EXTRACTED RECORDS>
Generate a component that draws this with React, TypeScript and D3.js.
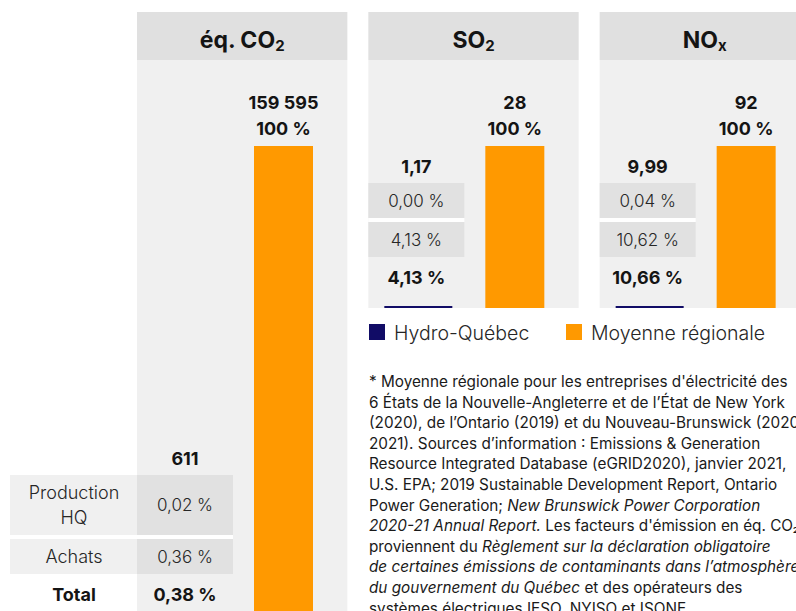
* * *
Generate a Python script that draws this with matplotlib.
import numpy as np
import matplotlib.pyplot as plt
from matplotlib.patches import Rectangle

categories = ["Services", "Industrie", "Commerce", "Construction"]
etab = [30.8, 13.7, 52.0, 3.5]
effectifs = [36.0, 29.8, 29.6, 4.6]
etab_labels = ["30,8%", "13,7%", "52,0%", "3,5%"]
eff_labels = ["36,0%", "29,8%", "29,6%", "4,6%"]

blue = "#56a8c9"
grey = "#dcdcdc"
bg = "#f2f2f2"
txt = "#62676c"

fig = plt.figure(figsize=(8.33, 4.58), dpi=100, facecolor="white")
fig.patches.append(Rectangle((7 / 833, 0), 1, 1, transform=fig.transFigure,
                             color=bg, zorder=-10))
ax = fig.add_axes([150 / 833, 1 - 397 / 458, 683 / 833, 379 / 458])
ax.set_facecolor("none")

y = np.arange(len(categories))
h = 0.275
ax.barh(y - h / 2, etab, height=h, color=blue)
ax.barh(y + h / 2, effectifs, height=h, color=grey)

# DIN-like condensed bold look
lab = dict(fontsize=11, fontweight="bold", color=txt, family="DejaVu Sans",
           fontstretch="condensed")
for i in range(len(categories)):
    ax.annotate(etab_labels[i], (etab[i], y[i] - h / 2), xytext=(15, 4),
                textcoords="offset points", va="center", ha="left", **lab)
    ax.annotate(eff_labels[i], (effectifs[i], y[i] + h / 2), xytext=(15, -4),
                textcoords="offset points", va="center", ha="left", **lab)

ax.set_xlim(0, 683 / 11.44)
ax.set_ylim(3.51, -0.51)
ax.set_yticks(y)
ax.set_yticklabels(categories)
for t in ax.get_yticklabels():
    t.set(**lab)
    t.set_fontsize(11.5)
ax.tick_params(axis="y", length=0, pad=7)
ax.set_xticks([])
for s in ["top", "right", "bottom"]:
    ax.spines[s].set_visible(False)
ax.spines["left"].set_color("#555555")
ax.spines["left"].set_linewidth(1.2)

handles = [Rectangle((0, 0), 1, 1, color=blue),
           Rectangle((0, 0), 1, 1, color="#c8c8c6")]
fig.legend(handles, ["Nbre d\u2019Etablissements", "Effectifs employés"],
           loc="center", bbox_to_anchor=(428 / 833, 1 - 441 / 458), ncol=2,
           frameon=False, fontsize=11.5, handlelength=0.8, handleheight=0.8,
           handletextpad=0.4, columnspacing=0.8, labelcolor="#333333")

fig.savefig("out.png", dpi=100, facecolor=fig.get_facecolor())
---
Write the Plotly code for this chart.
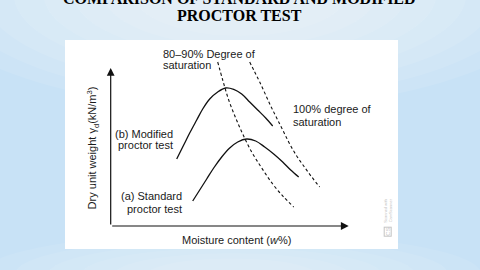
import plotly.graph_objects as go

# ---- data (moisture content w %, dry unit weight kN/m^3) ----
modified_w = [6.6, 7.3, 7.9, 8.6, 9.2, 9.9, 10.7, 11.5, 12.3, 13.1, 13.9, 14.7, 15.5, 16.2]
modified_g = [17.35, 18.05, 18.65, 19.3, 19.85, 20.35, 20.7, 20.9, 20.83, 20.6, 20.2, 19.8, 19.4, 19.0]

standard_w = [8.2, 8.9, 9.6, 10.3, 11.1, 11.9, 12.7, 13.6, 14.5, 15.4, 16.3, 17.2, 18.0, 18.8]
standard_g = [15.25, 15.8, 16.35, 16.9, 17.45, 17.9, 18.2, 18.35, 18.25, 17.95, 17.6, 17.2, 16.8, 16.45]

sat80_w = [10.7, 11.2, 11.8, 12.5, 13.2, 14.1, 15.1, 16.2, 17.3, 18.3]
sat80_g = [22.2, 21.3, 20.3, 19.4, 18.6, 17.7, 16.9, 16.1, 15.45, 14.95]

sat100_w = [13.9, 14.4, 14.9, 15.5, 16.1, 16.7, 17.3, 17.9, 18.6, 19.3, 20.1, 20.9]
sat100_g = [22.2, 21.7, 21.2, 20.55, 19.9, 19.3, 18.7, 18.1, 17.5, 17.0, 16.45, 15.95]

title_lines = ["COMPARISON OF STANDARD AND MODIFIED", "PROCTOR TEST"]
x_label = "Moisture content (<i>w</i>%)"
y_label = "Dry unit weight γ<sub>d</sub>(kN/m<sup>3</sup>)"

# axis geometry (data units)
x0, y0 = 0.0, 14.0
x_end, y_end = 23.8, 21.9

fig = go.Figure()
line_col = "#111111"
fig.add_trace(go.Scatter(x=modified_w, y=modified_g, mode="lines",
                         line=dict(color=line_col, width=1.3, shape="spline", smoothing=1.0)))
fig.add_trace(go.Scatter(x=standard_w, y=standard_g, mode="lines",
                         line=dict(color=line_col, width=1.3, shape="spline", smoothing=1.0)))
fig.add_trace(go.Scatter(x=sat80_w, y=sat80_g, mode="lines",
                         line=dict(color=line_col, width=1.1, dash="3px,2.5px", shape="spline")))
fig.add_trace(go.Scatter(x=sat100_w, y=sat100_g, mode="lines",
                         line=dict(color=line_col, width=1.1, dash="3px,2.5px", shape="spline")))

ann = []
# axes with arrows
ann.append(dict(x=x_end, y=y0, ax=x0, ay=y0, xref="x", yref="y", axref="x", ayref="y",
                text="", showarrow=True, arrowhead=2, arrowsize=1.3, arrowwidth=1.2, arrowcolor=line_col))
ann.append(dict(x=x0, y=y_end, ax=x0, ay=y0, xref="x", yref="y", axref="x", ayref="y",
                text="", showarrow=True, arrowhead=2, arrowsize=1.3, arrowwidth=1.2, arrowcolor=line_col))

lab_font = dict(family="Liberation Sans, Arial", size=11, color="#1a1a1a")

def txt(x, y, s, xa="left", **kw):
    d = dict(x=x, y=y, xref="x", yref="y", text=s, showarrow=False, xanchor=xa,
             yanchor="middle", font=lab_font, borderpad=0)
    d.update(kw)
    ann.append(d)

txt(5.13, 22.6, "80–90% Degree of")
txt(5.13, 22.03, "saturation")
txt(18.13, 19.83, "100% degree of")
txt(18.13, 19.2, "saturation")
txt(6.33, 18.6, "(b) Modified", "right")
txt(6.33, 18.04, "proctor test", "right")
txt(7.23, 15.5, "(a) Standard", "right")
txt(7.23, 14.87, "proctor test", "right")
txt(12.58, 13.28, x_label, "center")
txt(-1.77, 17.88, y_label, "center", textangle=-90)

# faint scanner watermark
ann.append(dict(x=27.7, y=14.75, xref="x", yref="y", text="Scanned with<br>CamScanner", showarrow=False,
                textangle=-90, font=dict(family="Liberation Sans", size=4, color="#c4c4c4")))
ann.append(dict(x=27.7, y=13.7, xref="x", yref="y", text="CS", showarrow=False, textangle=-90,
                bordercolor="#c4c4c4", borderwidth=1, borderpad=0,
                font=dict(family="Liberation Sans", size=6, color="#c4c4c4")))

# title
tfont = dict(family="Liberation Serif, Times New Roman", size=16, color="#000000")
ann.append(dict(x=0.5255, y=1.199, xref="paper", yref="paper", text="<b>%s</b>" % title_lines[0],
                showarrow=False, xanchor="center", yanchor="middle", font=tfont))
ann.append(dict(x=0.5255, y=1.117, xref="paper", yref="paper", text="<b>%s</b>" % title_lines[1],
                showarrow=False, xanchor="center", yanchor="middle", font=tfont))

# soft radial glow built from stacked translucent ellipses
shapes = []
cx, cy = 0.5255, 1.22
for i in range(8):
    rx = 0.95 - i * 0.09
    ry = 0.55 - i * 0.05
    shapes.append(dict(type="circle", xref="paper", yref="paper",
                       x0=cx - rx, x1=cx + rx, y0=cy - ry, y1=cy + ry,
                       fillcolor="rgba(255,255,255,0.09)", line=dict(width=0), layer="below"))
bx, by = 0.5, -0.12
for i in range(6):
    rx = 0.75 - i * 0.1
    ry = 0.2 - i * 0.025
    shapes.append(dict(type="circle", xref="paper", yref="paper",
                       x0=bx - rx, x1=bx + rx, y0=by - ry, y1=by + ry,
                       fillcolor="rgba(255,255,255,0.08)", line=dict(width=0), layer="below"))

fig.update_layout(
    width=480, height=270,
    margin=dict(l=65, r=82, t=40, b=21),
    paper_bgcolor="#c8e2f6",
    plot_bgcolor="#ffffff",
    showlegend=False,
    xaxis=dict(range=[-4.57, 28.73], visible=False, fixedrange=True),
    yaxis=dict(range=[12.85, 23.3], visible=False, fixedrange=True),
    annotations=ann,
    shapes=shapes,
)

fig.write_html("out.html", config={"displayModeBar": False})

TASK GOAL> Reproduce every line from the entries that holds the word "with".

EXERCISE SOLUTION>
Generate a component that draws this with React, TypeScript and D3.js.
Generate a Python script that draws this with matplotlib.
# axes with arrows
ann.append(dict(x=27.7, y=14.75, xref="x", yref="y", text="Scanned with<br>CamScanner", showarrow=False,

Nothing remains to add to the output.